### INFORMATION PROVIDED
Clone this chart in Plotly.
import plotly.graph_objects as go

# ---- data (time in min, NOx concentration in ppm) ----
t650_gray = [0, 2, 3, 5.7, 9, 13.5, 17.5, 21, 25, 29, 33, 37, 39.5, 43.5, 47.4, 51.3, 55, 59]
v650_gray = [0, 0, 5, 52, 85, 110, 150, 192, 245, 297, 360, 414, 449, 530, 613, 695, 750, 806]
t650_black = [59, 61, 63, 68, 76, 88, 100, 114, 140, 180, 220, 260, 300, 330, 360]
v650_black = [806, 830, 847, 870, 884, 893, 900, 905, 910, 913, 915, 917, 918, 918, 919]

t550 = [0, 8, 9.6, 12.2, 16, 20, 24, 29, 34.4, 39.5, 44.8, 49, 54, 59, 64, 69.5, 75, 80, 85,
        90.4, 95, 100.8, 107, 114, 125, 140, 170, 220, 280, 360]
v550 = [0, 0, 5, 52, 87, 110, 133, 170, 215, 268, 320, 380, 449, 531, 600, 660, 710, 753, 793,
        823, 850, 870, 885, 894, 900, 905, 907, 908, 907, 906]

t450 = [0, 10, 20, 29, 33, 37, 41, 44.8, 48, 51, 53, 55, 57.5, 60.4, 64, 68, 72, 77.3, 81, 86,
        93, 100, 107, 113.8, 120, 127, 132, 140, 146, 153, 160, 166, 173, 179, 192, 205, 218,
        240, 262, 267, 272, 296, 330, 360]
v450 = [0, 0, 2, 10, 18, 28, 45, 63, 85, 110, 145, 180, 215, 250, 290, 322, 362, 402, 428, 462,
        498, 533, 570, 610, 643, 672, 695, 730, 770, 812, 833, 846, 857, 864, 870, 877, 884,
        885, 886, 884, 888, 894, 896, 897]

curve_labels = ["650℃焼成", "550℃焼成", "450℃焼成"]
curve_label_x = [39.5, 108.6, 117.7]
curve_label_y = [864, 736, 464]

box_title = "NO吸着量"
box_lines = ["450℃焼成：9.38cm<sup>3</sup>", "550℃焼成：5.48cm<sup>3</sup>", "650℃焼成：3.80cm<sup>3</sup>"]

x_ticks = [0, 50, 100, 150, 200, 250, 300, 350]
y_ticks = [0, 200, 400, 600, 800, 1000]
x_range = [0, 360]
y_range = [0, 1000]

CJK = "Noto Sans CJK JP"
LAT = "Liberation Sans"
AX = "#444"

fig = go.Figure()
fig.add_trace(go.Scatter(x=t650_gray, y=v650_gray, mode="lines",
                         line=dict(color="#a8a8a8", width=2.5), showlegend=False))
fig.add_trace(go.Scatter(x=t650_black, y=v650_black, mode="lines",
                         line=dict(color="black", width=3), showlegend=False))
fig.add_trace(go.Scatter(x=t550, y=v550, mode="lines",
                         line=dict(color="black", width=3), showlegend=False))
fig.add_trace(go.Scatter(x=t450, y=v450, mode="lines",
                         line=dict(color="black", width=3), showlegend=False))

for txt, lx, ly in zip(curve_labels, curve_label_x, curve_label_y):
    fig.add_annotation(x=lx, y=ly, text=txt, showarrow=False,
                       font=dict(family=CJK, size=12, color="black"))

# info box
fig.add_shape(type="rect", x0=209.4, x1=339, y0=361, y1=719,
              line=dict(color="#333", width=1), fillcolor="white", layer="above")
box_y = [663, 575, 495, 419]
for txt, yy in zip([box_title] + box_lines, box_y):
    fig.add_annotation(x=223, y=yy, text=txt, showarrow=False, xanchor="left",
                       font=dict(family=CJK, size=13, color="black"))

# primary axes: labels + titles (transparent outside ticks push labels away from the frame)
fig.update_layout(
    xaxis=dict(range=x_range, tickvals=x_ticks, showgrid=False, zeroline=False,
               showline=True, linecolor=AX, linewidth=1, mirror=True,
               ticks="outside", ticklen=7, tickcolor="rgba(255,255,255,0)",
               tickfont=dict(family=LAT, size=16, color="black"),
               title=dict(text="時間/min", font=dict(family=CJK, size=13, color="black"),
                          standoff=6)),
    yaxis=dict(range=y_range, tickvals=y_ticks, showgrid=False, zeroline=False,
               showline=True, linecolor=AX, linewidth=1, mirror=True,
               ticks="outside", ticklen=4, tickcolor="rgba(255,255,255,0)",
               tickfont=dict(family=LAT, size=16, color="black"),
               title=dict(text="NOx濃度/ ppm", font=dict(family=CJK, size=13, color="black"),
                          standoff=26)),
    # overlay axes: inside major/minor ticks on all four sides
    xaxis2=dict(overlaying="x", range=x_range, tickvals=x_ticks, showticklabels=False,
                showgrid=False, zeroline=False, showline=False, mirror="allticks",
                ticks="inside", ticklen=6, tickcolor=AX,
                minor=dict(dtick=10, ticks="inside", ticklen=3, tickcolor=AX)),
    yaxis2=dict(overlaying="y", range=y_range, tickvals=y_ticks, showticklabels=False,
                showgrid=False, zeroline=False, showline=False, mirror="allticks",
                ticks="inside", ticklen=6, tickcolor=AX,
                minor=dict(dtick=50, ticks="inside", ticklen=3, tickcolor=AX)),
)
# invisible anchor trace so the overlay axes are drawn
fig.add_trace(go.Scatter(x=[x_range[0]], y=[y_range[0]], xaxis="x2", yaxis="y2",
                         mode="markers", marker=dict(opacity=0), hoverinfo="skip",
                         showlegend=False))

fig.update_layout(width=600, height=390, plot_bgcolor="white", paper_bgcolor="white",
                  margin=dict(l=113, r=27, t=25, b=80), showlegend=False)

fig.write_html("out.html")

### STATED GOAL
Extract exactly the leading lines of the data, stopping at and including the line with "import plotly.graph_objects as go".

### RESULT FOR THIS TASK
Clone this chart in Plotly.
import plotly.graph_objects as go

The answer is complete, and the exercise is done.